ROC curves with the AUC score of the proposed model on three benchmark datasets are plotted in
Figure 10.
Figure 10 shows that the proposed model can discriminate the preictal samples from both the interictal and ictal samples in all three CHB-MIT, Bonn, and NSC datasets. The design of three-tier architecture for implementing the FL model in the epileptic seizure prediction system greatly assists the achievement of better AUC scores on different EEG datasets as 0.896, 0.932, and 0.923 by updating the local models with the influence of the global model parameters. As a result, the overall ROC-AUC analysis portrays the significance of the proposed method in ensuring the accurate real-time prediction of all the generalized seizure patients through the modeling of the FL-assisted coarse-grained personalization and ANFIS-assisted fine-grained personalization.

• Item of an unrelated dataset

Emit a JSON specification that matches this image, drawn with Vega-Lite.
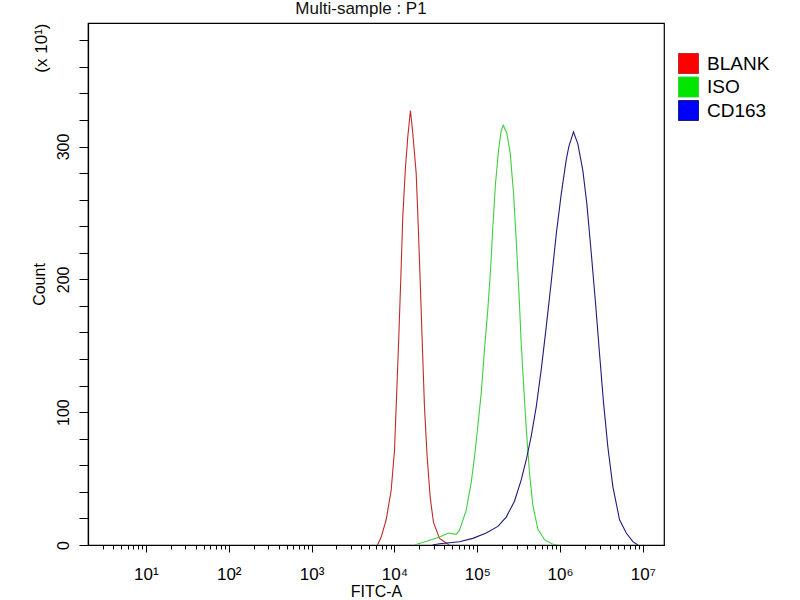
{
  "$schema": "https://vega.github.io/schema/vega-lite/v6.json",
  "description": "Flow cytometry overlay histogram, FITC-A, three samples",
  "autosize": "none",
  "width": 576,
  "height": 522,
  "padding": {"left": 88, "top": 23, "right": 136, "bottom": 55},
  "title": {
    "text": "Multi-sample : P1",
    "frame": "group",
    "fontSize": 17,
    "fontWeight": "normal",
    "color": "#111",
    "anchor": "middle",
    "dx": -15,
    "dy": 17,
    "offset": 9,
    "baseline": "alphabetic"
  },
  "data": {
    "values": [
      {"sample": "BLANK", "fitc": 6250, "count": 0},
      {"sample": "BLANK", "fitc": 6930, "count": 6},
      {"sample": "BLANK", "fitc": 7960, "count": 19},
      {"sample": "BLANK", "fitc": 9140, "count": 41},
      {"sample": "BLANK", "fitc": 10030, "count": 71},
      {"sample": "BLANK", "fitc": 10690, "count": 116},
      {"sample": "BLANK", "fitc": 11300, "count": 156},
      {"sample": "BLANK", "fitc": 12080, "count": 209},
      {"sample": "BLANK", "fitc": 12630, "count": 247},
      {"sample": "BLANK", "fitc": 13600, "count": 284},
      {"sample": "BLANK", "fitc": 14510, "count": 307},
      {"sample": "BLANK", "fitc": 15210, "count": 320},
      {"sample": "BLANK", "fitc": 15640, "count": 327},
      {"sample": "BLANK", "fitc": 16680, "count": 310},
      {"sample": "BLANK", "fitc": 18330, "count": 280},
      {"sample": "BLANK", "fitc": 19370, "count": 242},
      {"sample": "BLANK", "fitc": 20490, "count": 199},
      {"sample": "BLANK", "fitc": 21660, "count": 154},
      {"sample": "BLANK", "fitc": 23090, "count": 104},
      {"sample": "BLANK", "fitc": 24890, "count": 66},
      {"sample": "BLANK", "fitc": 27060, "count": 36},
      {"sample": "BLANK", "fitc": 29650, "count": 17},
      {"sample": "BLANK", "fitc": 35050, "count": 5},
      {"sample": "BLANK", "fitc": 42260, "count": 1.5},
      {"sample": "BLANK", "fitc": 46000, "count": 0},
      {"sample": "ISO", "fitc": 17500, "count": 0},
      {"sample": "ISO", "fitc": 25000, "count": 3},
      {"sample": "ISO", "fitc": 35070, "count": 6},
      {"sample": "ISO", "fitc": 45000, "count": 9},
      {"sample": "ISO", "fitc": 55720, "count": 8},
      {"sample": "ISO", "fitc": 61080, "count": 11},
      {"sample": "ISO", "fitc": 73570, "count": 26},
      {"sample": "ISO", "fitc": 84580, "count": 47},
      {"sample": "ISO", "fitc": 92720, "count": 66},
      {"sample": "ISO", "fitc": 101600, "count": 89},
      {"sample": "ISO", "fitc": 111700, "count": 114},
      {"sample": "ISO", "fitc": 122400, "count": 147},
      {"sample": "ISO", "fitc": 134200, "count": 177},
      {"sample": "ISO", "fitc": 144800, "count": 207},
      {"sample": "ISO", "fitc": 154300, "count": 239},
      {"sample": "ISO", "fitc": 166300, "count": 272},
      {"sample": "ISO", "fitc": 180800, "count": 297},
      {"sample": "ISO", "fitc": 194900, "count": 312},
      {"sample": "ISO", "fitc": 206100, "count": 316},
      {"sample": "ISO", "fitc": 227700, "count": 310},
      {"sample": "ISO", "fitc": 250300, "count": 295},
      {"sample": "ISO", "fitc": 274400, "count": 265},
      {"sample": "ISO", "fitc": 295600, "count": 230},
      {"sample": "ISO", "fitc": 318000, "count": 192},
      {"sample": "ISO", "fitc": 339800, "count": 152},
      {"sample": "ISO", "fitc": 365400, "count": 118},
      {"sample": "ISO", "fitc": 390600, "count": 88},
      {"sample": "ISO", "fitc": 428300, "count": 54},
      {"sample": "ISO", "fitc": 469400, "count": 30},
      {"sample": "ISO", "fitc": 539500, "count": 12},
      {"sample": "ISO", "fitc": 649900, "count": 4},
      {"sample": "ISO", "fitc": 818500, "count": 0.5},
      {"sample": "ISO", "fitc": 933000, "count": 0},
      {"sample": "CD163", "fitc": 28840, "count": 0},
      {"sample": "CD163", "fitc": 35050, "count": 1},
      {"sample": "CD163", "fitc": 61100, "count": 2.5},
      {"sample": "CD163", "fitc": 88500, "count": 5},
      {"sample": "CD163", "fitc": 128500, "count": 9},
      {"sample": "CD163", "fitc": 177500, "count": 14},
      {"sample": "CD163", "fitc": 224000, "count": 21},
      {"sample": "CD163", "fitc": 282000, "count": 33},
      {"sample": "CD163", "fitc": 340000, "count": 49},
      {"sample": "CD163", "fitc": 390600, "count": 64},
      {"sample": "CD163", "fitc": 449000, "count": 82},
      {"sample": "CD163", "fitc": 516000, "count": 104},
      {"sample": "CD163", "fitc": 593000, "count": 132},
      {"sample": "CD163", "fitc": 681000, "count": 164},
      {"sample": "CD163", "fitc": 783000, "count": 198},
      {"sample": "CD163", "fitc": 900000, "count": 234},
      {"sample": "CD163", "fitc": 1033000, "count": 264},
      {"sample": "CD163", "fitc": 1188000, "count": 290},
      {"sample": "CD163", "fitc": 1277000, "count": 300},
      {"sample": "CD163", "fitc": 1455000, "count": 311},
      {"sample": "CD163", "fitc": 1640000, "count": 302},
      {"sample": "CD163", "fitc": 1884000, "count": 282},
      {"sample": "CD163", "fitc": 2107000, "count": 257},
      {"sample": "CD163", "fitc": 2381000, "count": 220},
      {"sample": "CD163", "fitc": 2684000, "count": 182},
      {"sample": "CD163", "fitc": 2999000, "count": 144},
      {"sample": "CD163", "fitc": 3353000, "count": 107},
      {"sample": "CD163", "fitc": 3777000, "count": 74},
      {"sample": "CD163", "fitc": 4342000, "count": 44},
      {"sample": "CD163", "fitc": 5232000, "count": 19},
      {"sample": "CD163", "fitc": 6305000, "count": 9},
      {"sample": "CD163", "fitc": 7575000, "count": 2.5},
      {"sample": "CD163", "fitc": 8710000, "count": 0}
    ]
  },
  "layer": [
    {
      "mark": {"type": "line", "strokeWidth": 1.1, "clip": true},
      "encoding": {
        "x": {
          "field": "fitc",
          "type": "quantitative",
          "scale": {"type": "log", "domain": [2, 18000000], "nice": false},
          "axis": {
            "title": "FITC-A",
            "values": [3, 4, 5, 6, 7, 8, 9, 10, 20, 30, 40, 50, 60, 70, 80, 90, 100, 200, 300, 400, 500, 600, 700, 800, 900, 1000, 2000, 3000, 4000, 5000, 6000, 7000, 8000, 9000, 10000, 20000, 30000, 40000, 50000, 60000, 70000, 80000, 90000, 100000, 200000, 300000, 400000, 500000, 600000, 700000, 800000, 900000, 1000000, 2000000, 3000000, 4000000, 5000000, 6000000, 7000000, 8000000, 9000000, 10000000],
            "labelExpr": "abs(log(datum.value) / LN10 - round(log(datum.value) / LN10)) < 0.001 ? '10' + ['⁰', '¹', '²', '³', '⁴', '⁵', '⁶', '⁷'][round(log(datum.value) / LN10)] : ''",
            "labelOverlap": false,
            "labelFlush": false,
            "labelFontSize": 17,
            "tickSize": {
              "condition": {"test": "abs(log(datum.value) / LN10 - round(log(datum.value) / LN10)) < 0.001", "value": 7},
              "value": 4
            },
            "labelPadding": 14,
            "titlePadding": 1
          }
        },
        "y": {
          "field": "count",
          "type": "quantitative",
          "scale": {"domain": [0, 393], "nice": false},
          "axis": {
            "title": "Count",
            "values": [0, 20, 40, 60, 80, 100, 120, 140, 160, 180, 200, 220, 240, 260, 280, 300, 320, 340, 360, 380],
            "labelExpr": "datum.value % 100 === 0 ? datum.label : ''",
            "labelAngle": 270,
            "labelAlign": "center",
            "labelBaseline": "bottom",
            "labelPadding": 8,
            "tickSize": 9,
            "titlePadding": 8
          }
        },
        "stroke": {
          "field": "sample",
          "type": "nominal",
          "scale": {"domain": ["BLANK", "ISO", "CD163"], "range": ["#c02a2a", "#3fcf3f", "#1d1d7a"]},
          "legend": {
            "orient": "none",
            "legendX": 590,
            "legendY": 30,
            "title": null,
            "symbolType": "square",
            "symbolSize": 400,
            "labelFontSize": 19,
            "labelColor": "#000",
            "labelOffset": 8,
            "rowPadding": -1.5,
            "padding": 0,
            "encode": {
              "symbols": {
                "update": {
                  "fill": {"scale": "fill", "field": "value"},
                  "fillOpacity": {"value": 1},
                  "stroke": {"value": "#000"},
                  "strokeWidth": {"value": 1}
                }
              }
            }
          }
        }
      }
    },
    {
      "mark": {"type": "square", "size": 0},
      "encoding": {
        "x": {"field": "fitc", "type": "quantitative"},
        "y": {
          "field": "count",
          "type": "quantitative",
          "axis": {
            "title": "(x 10¹)",
            "orient": "left",
            "titleAnchor": "end",
            "titleFontSize": 17,
            "labels": false,
            "ticks": false,
            "domain": false,
            "titlePadding": 38
          }
        },
        "fill": {
          "field": "sample",
          "type": "nominal",
          "scale": {"domain": ["BLANK", "ISO", "CD163"], "range": ["#ff0000", "#00e600", "#0000ff"]},
          "legend": null
        }
      }
    }
  ],
  "resolve": {"axis": {"y": "independent"}},
  "config": {
    "font": "Liberation Sans",
    "view": {"stroke": "#000", "strokeWidth": 1.2},
    "axis": {
      "grid": false,
      "domainColor": "#000",
      "domainWidth": 1.2,
      "tickColor": "#000",
      "tickWidth": 1,
      "labelColor": "#000",
      "labelFontSize": 16,
      "titleColor": "#000",
      "titleFontSize": 16,
      "titleFontWeight": "normal"
    }
  }
}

Figure 11 illustrates the ROC curve with the AUC score for each patient tested on five patients of CHB-MIT dataset. From the analysis of
Figure 10 and
Figure 11, it is determined that the proposed epilepsy prediction method accomplishes a higher AUC score in terms of providing accurate seizure prediction for all the patients and the patient-specific seizure prediction. Among five test epileptic patients, the proposed approach accurately predicted the epileptic seizure for a CHB03 patient as 0.961 AUC score through the preictal state discrimination from the ictal samples.